Saudi Arabia Rumored to Accelerate Unwinding Oil Production Cuts: Should Oil Markets Brace for Impact?

Jeddah, Saudi Arabia – The recent volatility in oil prices has once again attracted global attention as rumors circulate about Saudi Arabia’s potential decision to accelerate the unwinding of its oil production cuts. The Brent forward curve has seen significant fluctuations throughout September, starting from backwardation at the end of August to a flat trend by September 10th, followed by periods of recovery and steepening until September 24th when it flattened once more. This uncertainty in the oil futures markets has been further fueled by reports indicating a bearish sentiment, with money managers holding more short positions in Brent futures than long positions for the first time on record.

Amid this backdrop, the Financial Times recently reported that Saudi Arabia may be relinquishing its unofficial target of $100 per barrel for crude oil, signaling a shift towards increasing output despite the potential impact on oil prices. Despite initial plans for Saudi Arabia and seven other OPEC+ members to ease production cuts starting in October, a two-month delay has raised doubts about the timing of this increase, contributing to Brent prices falling below $70 per barrel. The Kingdom now reportedly aims to resume production as scheduled on December 1, regardless of market conditions, in an effort to safeguard its market share against non-OPEC producers, particularly the United States.

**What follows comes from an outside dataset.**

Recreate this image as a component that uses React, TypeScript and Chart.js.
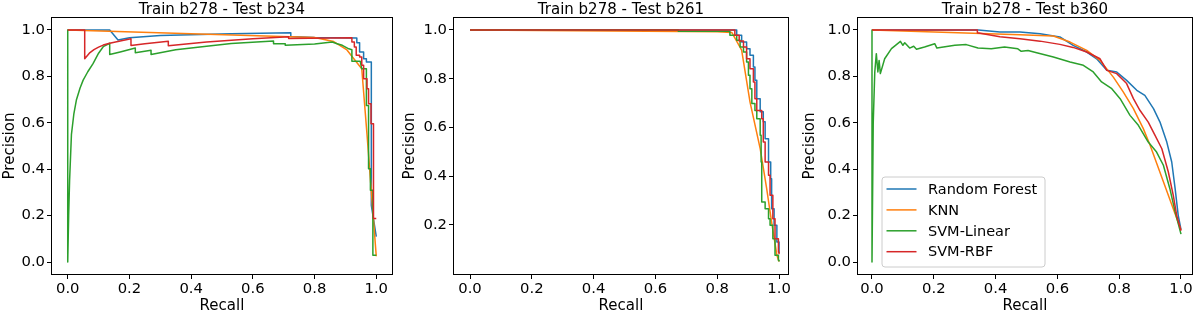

While Saudi Arabia’s rumored actions have raised concerns among oil markets given its significant role as OPEC’s key swing producer, some analysts offer a more nuanced perspective. Standard Chartered, for instance, suggests that Saudi Arabia’s planned output increase of 84 thousand barrels per day each month starting December 2024 may not necessarily signal a drive for market share. Instead, the bank views this as a strategic move to pressure other OPEC+ members to fulfill their pledges and maintain production discipline.

The broader context of OPEC+ dynamics also plays a crucial role in understanding the current situation. Earlier commitments made by Russia, Iraq, and Kazakhstan to compensate for overproduced crude volumes demonstrate a collective effort within OPEC+ to stabilize oil markets. With these compensatory measures in place, OPEC production is expected to decrease in the coming quarters if all commitments are honored.

Looking ahead, the market’s assumption that Saudi Arabia will overlook any backsliding on pledges made by other OPEC+ nations may be misguided. Recent visits by OPEC officials to Iraq and Kazakhstan suggest a firm stance on compliance with production cuts, indicating a commitment to market stability. As oil prices remain below the levels required to balance budgets in oil-dependent economies like Saudi Arabia, the pace of production increases will likely be subject to careful consideration, balancing the need for revenue against the risk of market volatility.

In conclusion, the oil market awaits further developments as Saudi Arabia navigates its policy decisions in response to evolving market conditions. While Saudi Arabia has the capacity to influence oil prices, the broader context of OPEC+ cooperation and compliance will ultimately shape the trajectory of the oil market in the months to come.